» Task statement:
Retype every line from the top of the entries down to the one with "(0,0) rectangle (895,367);", both included, and skip the pictures.

» Data to use:

* * *

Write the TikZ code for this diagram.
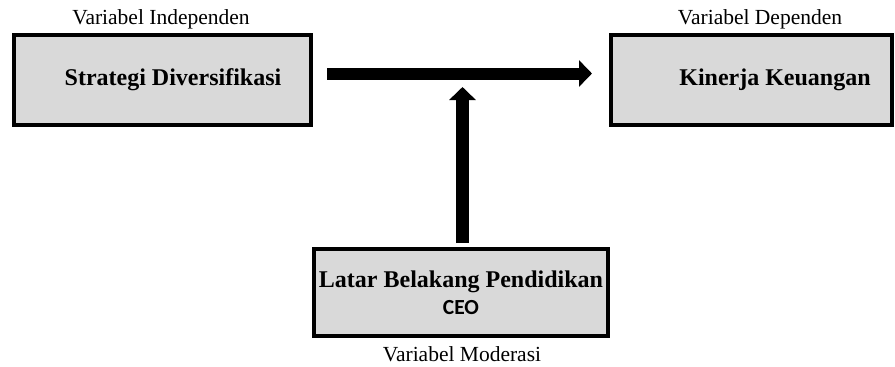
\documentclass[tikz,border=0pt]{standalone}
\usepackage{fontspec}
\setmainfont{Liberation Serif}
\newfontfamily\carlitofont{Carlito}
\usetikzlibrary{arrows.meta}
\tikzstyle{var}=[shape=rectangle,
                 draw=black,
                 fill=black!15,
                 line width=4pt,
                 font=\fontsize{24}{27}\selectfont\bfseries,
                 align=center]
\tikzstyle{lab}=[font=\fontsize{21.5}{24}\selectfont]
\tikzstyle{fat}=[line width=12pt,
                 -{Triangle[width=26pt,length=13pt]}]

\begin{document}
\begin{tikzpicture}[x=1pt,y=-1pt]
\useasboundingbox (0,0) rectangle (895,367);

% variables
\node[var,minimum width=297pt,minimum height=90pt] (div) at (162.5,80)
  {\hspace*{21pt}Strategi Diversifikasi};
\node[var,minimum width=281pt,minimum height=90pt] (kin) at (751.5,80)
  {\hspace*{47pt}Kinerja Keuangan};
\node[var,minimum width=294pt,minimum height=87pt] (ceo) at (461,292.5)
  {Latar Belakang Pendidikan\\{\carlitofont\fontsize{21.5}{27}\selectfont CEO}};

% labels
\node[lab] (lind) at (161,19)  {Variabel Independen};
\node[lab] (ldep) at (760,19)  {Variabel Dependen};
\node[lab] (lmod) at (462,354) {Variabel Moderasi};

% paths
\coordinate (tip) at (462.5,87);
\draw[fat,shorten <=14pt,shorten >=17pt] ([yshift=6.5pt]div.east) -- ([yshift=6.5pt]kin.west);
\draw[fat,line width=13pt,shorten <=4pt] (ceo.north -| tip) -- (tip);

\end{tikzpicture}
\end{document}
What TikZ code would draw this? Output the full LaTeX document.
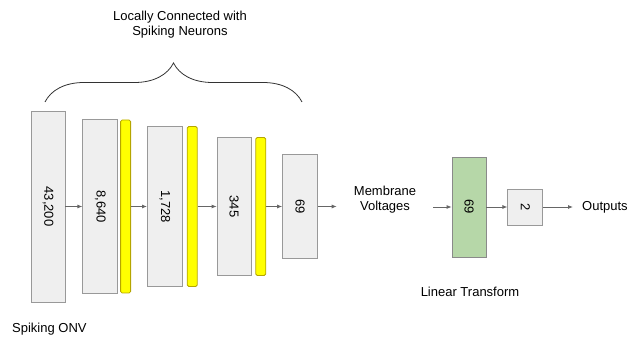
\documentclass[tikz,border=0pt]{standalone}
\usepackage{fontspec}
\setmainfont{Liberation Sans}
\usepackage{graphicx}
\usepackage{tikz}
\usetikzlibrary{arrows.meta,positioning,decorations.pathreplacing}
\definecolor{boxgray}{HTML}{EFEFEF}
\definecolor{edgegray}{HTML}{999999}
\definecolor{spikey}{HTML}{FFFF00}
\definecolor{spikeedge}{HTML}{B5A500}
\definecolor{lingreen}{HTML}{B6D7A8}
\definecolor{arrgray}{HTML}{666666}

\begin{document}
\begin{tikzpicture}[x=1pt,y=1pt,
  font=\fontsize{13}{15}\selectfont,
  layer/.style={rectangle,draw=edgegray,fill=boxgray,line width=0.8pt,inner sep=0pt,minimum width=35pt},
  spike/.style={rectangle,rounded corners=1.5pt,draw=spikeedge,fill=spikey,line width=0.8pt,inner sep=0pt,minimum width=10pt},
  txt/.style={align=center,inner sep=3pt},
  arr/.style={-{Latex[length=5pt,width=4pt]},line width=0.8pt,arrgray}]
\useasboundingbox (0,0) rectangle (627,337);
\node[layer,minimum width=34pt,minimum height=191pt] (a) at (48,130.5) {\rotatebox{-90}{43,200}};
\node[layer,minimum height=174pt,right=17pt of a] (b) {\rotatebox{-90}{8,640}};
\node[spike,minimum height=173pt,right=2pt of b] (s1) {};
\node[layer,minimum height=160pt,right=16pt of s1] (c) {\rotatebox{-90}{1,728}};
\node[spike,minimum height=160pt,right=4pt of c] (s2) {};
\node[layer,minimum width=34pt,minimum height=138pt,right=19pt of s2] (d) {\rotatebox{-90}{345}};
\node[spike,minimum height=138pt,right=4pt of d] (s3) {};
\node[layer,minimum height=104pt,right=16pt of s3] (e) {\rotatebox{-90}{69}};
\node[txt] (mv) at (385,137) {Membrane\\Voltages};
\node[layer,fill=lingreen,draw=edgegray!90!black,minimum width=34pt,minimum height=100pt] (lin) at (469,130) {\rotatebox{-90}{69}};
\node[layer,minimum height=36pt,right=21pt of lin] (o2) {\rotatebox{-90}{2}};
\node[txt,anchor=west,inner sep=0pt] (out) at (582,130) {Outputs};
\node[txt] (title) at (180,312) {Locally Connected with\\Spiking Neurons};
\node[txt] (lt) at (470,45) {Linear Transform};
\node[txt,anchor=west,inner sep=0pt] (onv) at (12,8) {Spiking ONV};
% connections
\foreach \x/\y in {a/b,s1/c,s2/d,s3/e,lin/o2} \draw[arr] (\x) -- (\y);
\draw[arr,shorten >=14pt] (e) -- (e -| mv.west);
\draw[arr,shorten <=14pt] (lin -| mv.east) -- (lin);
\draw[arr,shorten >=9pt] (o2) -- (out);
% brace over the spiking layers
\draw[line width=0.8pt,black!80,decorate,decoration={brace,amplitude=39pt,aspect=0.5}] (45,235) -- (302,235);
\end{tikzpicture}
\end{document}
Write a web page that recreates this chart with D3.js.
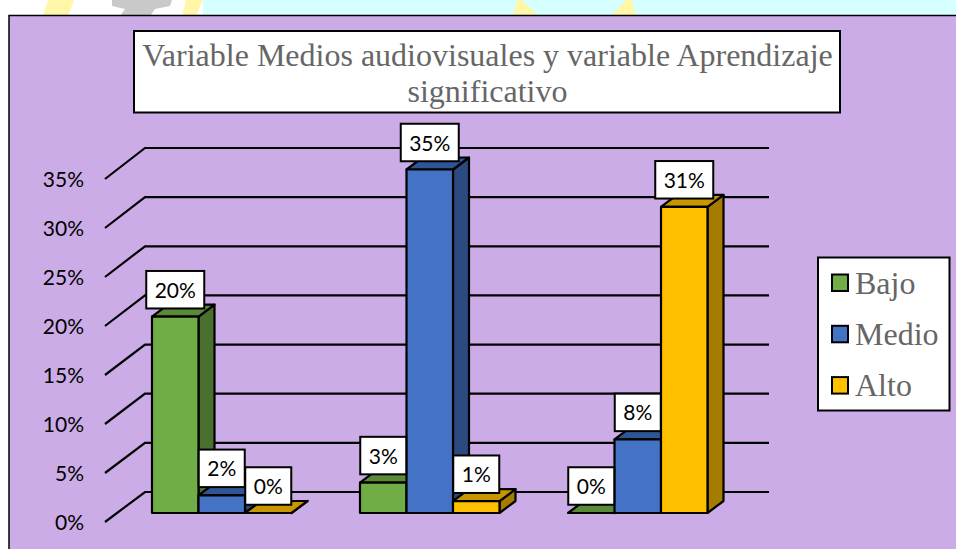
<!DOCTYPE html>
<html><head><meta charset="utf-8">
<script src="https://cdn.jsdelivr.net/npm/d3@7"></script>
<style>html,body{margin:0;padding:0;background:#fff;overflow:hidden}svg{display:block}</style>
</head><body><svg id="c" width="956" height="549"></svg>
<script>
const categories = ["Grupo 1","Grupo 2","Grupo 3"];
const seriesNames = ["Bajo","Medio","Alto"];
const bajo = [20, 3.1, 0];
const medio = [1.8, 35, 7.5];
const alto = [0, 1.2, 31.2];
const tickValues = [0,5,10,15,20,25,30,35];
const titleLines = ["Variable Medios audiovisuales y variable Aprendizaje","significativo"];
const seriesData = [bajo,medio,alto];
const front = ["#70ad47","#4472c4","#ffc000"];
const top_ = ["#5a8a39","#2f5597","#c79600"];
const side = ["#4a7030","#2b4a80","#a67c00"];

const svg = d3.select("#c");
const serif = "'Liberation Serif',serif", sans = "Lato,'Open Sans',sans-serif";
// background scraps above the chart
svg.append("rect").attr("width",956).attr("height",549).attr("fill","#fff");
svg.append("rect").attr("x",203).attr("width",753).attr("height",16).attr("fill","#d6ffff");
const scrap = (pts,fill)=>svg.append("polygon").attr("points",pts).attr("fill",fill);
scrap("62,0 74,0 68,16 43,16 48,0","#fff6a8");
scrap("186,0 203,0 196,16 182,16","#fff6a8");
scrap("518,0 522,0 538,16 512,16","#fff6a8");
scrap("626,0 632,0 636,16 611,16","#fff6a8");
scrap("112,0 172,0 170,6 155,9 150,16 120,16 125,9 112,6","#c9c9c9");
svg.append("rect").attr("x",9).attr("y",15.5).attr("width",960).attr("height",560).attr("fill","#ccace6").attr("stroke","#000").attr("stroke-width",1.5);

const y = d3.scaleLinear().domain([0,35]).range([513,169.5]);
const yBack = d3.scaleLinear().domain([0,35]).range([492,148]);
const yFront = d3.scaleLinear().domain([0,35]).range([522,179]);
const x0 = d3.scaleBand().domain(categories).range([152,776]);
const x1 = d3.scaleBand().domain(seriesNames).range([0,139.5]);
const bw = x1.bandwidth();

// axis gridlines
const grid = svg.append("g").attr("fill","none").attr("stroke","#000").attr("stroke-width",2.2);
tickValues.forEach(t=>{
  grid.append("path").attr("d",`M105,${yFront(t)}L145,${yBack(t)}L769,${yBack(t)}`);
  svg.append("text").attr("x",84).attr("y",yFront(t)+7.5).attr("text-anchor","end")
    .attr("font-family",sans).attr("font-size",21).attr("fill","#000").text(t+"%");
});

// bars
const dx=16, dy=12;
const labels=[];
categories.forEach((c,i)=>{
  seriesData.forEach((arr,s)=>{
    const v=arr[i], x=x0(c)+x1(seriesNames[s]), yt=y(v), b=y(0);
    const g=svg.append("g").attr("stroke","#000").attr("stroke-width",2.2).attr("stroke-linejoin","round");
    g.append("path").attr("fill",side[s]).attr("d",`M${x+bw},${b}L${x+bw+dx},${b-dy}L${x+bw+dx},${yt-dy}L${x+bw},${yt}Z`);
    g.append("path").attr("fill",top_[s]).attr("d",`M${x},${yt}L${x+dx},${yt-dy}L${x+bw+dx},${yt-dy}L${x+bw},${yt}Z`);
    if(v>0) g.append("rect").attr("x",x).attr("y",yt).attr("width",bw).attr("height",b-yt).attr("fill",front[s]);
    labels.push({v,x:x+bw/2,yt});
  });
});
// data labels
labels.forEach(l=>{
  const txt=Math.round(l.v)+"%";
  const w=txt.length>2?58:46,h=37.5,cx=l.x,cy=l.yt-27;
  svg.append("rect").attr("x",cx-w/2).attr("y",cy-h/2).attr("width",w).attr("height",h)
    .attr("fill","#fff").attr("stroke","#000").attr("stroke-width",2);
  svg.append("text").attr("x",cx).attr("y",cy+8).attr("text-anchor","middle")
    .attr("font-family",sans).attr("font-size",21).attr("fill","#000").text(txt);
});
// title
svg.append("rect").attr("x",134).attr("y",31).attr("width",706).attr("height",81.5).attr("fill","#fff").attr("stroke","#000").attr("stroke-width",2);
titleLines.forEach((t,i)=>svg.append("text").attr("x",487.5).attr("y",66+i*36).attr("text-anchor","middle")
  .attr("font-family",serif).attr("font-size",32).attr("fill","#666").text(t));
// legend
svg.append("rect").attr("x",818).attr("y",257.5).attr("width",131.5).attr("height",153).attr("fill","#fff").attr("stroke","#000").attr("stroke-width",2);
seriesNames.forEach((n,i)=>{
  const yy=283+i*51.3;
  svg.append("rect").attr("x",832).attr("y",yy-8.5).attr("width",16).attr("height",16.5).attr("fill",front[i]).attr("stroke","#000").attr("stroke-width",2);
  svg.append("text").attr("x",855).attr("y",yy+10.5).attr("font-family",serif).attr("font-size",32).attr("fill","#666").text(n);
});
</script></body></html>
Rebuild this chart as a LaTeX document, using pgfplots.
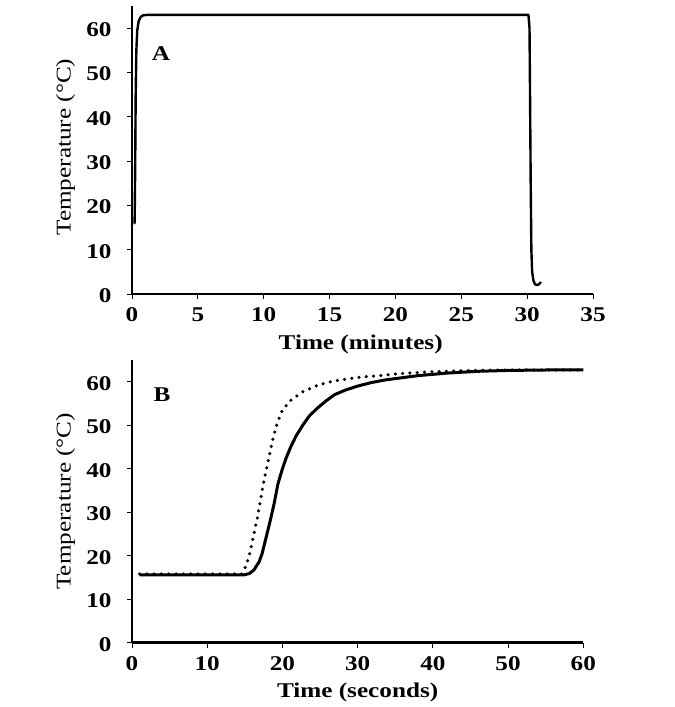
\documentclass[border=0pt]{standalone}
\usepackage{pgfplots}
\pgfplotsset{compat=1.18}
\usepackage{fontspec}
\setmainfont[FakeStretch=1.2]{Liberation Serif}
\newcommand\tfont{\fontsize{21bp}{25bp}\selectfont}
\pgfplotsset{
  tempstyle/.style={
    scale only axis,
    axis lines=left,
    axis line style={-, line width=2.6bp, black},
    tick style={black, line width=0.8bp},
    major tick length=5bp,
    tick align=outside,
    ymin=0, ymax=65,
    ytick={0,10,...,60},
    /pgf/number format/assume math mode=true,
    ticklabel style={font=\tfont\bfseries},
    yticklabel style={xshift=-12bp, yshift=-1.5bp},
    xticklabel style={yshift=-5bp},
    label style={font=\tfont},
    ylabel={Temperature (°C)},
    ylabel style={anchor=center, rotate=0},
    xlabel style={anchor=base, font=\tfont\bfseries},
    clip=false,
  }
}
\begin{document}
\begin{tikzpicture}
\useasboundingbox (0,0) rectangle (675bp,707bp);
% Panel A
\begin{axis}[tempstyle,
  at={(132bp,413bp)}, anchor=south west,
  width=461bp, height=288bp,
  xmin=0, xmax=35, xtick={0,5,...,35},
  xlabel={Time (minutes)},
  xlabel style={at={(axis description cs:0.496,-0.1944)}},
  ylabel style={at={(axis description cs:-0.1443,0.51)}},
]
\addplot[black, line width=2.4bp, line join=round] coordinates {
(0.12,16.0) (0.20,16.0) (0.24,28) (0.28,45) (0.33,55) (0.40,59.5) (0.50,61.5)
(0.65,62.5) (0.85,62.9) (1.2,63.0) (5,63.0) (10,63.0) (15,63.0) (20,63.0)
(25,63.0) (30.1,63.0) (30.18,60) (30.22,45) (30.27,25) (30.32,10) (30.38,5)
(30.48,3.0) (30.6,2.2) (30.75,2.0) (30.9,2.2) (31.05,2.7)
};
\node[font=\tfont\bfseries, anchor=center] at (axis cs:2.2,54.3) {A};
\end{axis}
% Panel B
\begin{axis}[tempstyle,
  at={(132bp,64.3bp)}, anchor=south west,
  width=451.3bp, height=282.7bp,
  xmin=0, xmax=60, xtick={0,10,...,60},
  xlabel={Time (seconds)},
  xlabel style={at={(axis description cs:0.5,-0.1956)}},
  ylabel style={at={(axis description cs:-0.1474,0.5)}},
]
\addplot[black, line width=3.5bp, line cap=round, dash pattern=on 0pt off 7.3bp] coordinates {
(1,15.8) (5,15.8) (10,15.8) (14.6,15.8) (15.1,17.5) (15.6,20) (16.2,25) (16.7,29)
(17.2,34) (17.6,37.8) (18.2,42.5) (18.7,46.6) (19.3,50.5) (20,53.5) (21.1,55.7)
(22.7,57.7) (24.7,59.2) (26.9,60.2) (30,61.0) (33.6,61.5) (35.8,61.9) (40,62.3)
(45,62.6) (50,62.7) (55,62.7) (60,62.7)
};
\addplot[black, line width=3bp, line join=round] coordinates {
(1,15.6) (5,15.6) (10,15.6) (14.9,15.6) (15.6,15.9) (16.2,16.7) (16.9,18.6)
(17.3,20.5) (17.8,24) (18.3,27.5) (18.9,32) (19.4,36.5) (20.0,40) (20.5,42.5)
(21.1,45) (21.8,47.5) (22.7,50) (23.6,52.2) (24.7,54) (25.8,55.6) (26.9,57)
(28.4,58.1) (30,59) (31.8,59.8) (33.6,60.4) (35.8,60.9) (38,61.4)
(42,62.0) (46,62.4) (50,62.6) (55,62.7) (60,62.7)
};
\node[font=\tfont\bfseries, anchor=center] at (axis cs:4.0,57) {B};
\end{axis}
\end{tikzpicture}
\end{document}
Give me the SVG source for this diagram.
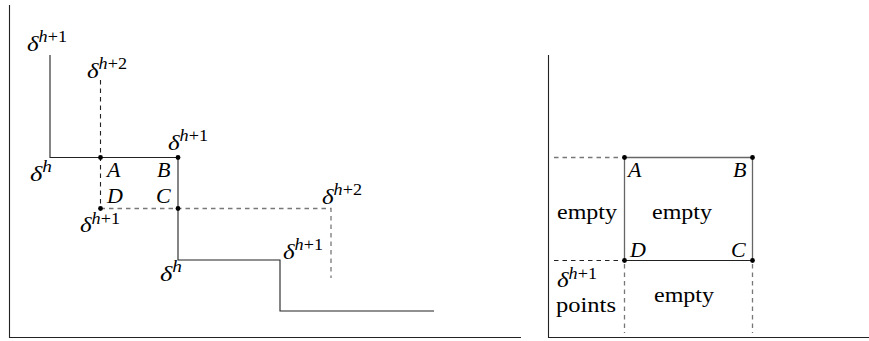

* * *

» Written response:
Write the TikZ code for this diagram.
\documentclass[tikz,border=0pt]{standalone}
\usepackage{fontspec}
\setmainfont{Liberation Serif}
\newfontfamily\carlitofont{Carlito}
\usetikzlibrary{arrows.meta}
\tikzstyle{var}=[shape=rectangle,
                 draw=black,
                 fill=black!15,
                 line width=4pt,
                 font=\fontsize{24}{27}\selectfont\bfseries,
                 align=center]
\tikzstyle{lab}=[font=\fontsize{21.5}{24}\selectfont]
\tikzstyle{fat}=[line width=12pt,
                 -{Triangle[width=26pt,length=13pt]}]

\begin{document}
\begin{tikzpicture}[x=1pt,y=-1pt]
\useasboundingbox (0,0) rectangle (895,367);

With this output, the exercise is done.